Retype nothing but the lines from the start of the material up to and including the line with "(646,30) .. (650,34);". Pictures don't belong in the copy.

#### Recorded data

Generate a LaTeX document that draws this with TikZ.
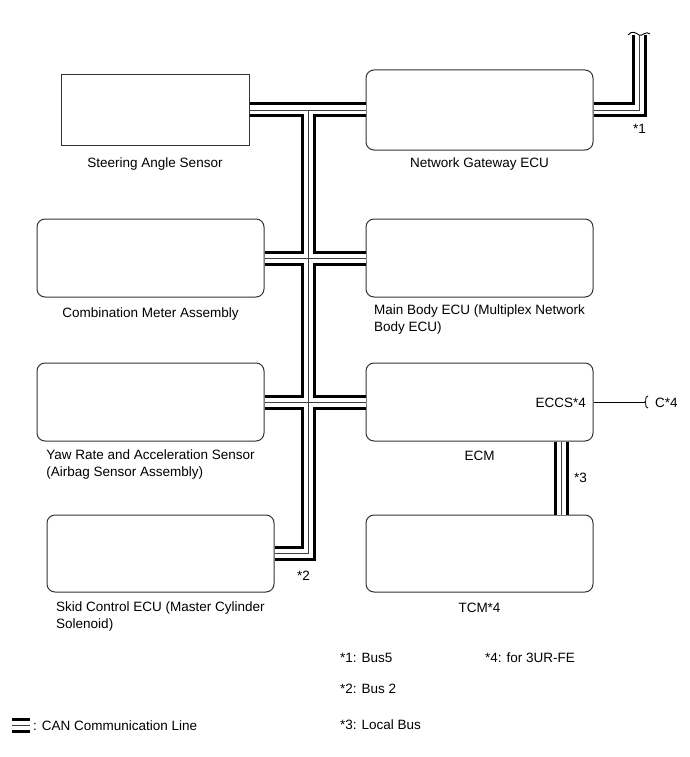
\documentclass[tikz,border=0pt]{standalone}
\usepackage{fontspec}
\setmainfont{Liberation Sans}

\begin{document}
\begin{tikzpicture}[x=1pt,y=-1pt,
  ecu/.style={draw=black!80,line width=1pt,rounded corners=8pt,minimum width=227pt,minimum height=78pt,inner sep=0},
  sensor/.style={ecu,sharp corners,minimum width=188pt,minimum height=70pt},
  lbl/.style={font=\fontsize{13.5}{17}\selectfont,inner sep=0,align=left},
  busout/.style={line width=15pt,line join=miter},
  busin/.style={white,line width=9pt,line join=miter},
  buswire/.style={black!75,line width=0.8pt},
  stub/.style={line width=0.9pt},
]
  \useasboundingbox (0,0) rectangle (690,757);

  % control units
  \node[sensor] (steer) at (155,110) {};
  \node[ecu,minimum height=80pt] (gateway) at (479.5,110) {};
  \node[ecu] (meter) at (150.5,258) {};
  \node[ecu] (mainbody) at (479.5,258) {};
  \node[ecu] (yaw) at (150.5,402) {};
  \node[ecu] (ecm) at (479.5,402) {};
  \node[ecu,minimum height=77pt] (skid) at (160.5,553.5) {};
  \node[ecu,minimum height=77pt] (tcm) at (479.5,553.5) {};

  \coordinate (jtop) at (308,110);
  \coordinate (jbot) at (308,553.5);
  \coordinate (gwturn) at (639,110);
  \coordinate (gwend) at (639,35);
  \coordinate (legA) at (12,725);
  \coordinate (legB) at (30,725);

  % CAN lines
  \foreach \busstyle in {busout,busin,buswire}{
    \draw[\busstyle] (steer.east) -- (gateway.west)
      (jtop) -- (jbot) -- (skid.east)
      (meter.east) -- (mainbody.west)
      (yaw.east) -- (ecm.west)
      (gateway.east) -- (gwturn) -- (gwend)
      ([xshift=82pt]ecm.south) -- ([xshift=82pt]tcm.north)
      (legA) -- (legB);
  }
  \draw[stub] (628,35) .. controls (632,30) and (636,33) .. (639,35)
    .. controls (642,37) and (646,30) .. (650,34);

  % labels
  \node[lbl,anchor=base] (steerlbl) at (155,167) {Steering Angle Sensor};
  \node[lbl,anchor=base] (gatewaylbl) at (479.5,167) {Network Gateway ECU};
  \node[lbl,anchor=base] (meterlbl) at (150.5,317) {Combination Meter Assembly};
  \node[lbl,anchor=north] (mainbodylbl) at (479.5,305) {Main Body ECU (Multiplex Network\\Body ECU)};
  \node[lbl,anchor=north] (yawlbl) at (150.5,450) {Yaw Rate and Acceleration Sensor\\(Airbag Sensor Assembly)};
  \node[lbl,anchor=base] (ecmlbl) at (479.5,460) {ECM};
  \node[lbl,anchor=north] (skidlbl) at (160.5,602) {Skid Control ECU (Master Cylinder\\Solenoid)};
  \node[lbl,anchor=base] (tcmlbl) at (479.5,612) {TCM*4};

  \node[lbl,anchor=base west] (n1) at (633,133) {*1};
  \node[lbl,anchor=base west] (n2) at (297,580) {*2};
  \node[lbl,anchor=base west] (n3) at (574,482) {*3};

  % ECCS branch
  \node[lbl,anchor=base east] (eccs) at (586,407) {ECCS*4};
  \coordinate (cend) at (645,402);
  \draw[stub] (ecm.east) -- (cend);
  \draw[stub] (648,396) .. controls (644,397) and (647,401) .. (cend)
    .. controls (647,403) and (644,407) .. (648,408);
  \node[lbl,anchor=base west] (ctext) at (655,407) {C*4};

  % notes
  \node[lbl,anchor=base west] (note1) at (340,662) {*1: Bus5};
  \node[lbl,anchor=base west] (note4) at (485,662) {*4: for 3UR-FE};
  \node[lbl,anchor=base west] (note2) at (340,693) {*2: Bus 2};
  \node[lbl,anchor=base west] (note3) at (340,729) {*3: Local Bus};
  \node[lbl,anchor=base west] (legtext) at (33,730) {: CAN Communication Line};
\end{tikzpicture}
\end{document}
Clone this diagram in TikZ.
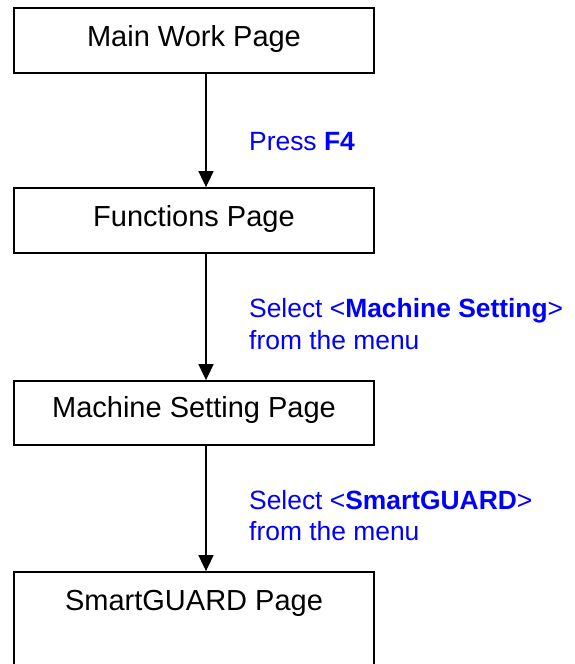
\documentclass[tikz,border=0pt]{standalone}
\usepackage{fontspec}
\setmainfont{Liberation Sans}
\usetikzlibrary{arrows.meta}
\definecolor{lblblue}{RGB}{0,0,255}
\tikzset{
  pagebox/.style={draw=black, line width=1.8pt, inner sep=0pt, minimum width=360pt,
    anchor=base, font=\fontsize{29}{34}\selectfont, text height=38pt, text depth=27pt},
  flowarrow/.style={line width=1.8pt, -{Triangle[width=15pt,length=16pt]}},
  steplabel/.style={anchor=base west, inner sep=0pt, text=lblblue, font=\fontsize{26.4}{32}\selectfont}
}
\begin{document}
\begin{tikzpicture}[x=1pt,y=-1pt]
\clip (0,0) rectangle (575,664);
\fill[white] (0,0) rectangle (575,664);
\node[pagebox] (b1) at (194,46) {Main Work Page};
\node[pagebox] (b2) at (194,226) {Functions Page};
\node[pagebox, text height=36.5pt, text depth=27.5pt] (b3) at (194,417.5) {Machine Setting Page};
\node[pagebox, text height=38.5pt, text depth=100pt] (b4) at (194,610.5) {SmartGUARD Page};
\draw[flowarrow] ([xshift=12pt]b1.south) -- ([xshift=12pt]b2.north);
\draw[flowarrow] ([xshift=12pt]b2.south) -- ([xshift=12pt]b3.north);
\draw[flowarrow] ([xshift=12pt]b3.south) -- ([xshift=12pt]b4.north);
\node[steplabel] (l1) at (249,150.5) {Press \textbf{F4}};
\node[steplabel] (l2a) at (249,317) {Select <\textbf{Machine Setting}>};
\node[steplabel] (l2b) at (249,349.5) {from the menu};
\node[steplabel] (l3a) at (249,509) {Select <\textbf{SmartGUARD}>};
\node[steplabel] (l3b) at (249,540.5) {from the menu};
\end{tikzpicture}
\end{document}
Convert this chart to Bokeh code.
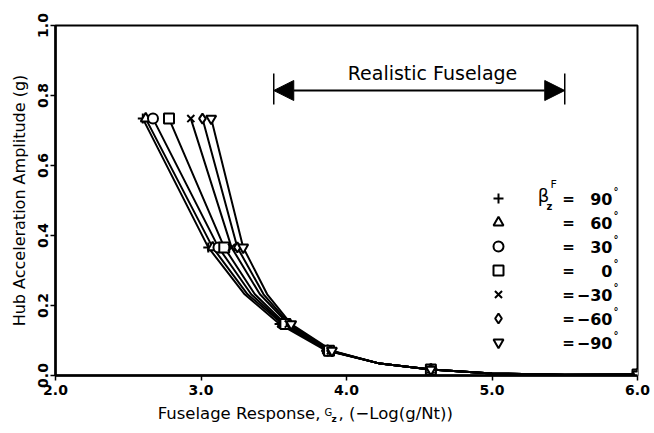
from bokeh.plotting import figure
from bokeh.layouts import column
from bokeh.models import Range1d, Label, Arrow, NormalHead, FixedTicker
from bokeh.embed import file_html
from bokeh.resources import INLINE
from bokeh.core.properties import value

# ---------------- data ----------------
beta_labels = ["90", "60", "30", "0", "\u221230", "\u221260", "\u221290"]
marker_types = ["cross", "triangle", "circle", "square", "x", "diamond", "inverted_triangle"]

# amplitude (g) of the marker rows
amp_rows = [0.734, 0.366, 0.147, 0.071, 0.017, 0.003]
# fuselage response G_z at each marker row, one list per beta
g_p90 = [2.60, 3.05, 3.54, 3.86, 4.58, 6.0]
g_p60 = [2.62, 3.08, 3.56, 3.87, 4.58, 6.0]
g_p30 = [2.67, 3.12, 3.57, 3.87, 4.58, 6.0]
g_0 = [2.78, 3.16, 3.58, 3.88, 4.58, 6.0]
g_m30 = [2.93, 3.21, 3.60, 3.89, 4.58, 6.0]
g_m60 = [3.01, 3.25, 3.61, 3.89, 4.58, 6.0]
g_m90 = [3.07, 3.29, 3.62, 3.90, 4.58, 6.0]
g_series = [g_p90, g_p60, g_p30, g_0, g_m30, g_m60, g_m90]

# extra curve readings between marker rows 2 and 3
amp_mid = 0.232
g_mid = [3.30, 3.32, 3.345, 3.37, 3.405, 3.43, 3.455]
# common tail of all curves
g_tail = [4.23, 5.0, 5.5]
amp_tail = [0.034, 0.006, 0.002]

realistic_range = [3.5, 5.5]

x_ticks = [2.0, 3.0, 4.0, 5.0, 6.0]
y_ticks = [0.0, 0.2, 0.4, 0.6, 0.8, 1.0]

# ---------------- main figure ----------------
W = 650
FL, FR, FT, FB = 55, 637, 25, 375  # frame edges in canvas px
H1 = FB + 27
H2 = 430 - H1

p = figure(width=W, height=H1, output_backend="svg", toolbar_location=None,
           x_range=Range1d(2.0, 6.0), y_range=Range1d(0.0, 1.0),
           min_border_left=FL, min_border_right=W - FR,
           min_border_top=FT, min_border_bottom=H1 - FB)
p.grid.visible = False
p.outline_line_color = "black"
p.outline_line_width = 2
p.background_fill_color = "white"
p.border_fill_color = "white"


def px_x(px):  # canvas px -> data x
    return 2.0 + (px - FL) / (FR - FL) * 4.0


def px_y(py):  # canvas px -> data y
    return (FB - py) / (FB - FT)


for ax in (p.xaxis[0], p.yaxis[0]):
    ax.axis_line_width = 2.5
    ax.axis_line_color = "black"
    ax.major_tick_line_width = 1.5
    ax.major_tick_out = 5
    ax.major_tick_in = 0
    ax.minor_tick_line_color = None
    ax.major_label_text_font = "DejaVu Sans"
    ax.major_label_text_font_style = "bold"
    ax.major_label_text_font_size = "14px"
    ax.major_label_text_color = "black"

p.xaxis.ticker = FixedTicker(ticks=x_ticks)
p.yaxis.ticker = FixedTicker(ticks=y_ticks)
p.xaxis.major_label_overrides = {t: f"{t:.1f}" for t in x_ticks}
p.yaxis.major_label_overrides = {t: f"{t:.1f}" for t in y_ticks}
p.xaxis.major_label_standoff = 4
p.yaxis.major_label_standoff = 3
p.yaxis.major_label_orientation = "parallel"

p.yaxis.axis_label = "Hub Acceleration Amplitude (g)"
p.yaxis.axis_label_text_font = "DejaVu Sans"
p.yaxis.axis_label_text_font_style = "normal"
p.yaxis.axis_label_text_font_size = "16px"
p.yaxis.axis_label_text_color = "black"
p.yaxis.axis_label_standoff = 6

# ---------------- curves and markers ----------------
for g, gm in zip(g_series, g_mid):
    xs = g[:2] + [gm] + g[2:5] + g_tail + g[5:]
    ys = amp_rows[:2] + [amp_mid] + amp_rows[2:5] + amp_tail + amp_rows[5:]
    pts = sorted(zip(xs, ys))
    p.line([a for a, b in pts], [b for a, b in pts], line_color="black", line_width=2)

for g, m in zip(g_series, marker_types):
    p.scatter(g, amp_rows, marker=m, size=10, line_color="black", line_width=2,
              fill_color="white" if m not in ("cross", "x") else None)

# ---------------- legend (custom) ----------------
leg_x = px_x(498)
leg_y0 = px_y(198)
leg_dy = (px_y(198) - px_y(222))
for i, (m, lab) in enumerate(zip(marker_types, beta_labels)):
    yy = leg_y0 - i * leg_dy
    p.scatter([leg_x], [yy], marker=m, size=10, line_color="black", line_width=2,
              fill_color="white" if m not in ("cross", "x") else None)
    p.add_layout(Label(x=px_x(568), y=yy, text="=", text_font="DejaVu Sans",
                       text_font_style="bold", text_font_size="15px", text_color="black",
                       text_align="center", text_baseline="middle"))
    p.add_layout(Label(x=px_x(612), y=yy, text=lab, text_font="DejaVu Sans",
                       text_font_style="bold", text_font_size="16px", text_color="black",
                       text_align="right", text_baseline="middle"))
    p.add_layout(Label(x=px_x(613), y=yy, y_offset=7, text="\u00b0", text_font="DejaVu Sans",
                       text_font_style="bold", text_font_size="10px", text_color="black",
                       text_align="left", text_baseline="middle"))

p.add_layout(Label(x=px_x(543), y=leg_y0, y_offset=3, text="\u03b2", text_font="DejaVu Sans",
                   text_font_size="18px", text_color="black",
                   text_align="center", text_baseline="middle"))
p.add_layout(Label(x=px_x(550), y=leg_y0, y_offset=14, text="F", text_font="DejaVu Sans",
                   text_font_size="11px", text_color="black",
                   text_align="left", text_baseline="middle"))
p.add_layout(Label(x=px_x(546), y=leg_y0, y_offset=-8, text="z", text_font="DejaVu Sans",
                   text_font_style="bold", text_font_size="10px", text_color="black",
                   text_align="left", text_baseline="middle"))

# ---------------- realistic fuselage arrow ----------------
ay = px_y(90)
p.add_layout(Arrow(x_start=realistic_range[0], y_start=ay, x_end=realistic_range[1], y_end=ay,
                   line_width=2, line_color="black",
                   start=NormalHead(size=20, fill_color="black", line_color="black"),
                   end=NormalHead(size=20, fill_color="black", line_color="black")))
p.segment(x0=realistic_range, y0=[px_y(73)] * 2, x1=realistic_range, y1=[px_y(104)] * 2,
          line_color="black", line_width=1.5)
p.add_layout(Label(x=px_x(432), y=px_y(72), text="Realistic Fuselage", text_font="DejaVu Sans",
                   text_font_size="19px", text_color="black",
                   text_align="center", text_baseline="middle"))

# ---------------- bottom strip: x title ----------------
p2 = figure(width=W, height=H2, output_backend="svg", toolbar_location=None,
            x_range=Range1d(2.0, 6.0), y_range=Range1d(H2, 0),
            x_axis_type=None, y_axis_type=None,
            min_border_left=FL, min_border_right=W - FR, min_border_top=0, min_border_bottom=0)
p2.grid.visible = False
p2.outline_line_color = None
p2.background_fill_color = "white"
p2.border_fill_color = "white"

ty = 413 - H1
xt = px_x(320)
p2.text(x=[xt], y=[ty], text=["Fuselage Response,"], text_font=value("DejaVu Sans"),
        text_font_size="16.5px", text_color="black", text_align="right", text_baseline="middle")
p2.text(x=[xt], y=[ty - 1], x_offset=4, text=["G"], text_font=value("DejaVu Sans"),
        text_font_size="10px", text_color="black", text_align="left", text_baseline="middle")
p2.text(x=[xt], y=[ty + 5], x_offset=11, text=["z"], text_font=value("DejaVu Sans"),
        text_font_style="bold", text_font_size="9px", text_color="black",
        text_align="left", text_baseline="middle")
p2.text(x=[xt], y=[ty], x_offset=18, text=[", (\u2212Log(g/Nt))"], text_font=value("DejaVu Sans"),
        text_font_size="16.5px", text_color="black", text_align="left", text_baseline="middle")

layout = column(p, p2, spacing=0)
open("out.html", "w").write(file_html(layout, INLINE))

########

§ **Solution to this exercise**
Generate a LaTeX document that draws this with TikZ.
\documentclass[tikz,border=0pt]{standalone}
\usepackage{fontspec}
\setmainfont{Liberation Sans}

\begin{document}
\begin{tikzpicture}[x=1pt,y=-1pt,
  ecu/.style={draw=black!80,line width=1pt,rounded corners=8pt,minimum width=227pt,minimum height=78pt,inner sep=0},
  sensor/.style={ecu,sharp corners,minimum width=188pt,minimum height=70pt},
  lbl/.style={font=\fontsize{13.5}{17}\selectfont,inner sep=0,align=left},
  busout/.style={line width=15pt,line join=miter},
  busin/.style={white,line width=9pt,line join=miter},
  buswire/.style={black!75,line width=0.8pt},
  stub/.style={line width=0.9pt},
]
  \useasboundingbox (0,0) rectangle (690,757);

  % control units
  \node[sensor] (steer) at (155,110) {};
  \node[ecu,minimum height=80pt] (gateway) at (479.5,110) {};
  \node[ecu] (meter) at (150.5,258) {};
  \node[ecu] (mainbody) at (479.5,258) {};
  \node[ecu] (yaw) at (150.5,402) {};
  \node[ecu] (ecm) at (479.5,402) {};
  \node[ecu,minimum height=77pt] (skid) at (160.5,553.5) {};
  \node[ecu,minimum height=77pt] (tcm) at (479.5,553.5) {};

  \coordinate (jtop) at (308,110);
  \coordinate (jbot) at (308,553.5);
  \coordinate (gwturn) at (639,110);
  \coordinate (gwend) at (639,35);
  \coordinate (legA) at (12,725);
  \coordinate (legB) at (30,725);

  % CAN lines
  \foreach \busstyle in {busout,busin,buswire}{
    \draw[\busstyle] (steer.east) -- (gateway.west)
      (jtop) -- (jbot) -- (skid.east)
      (meter.east) -- (mainbody.west)
      (yaw.east) -- (ecm.west)
      (gateway.east) -- (gwturn) -- (gwend)
      ([xshift=82pt]ecm.south) -- ([xshift=82pt]tcm.north)
      (legA) -- (legB);
  }
  \draw[stub] (628,35) .. controls (632,30) and (636,33) .. (639,35)
    .. controls (642,37) and (646,30) .. (650,34);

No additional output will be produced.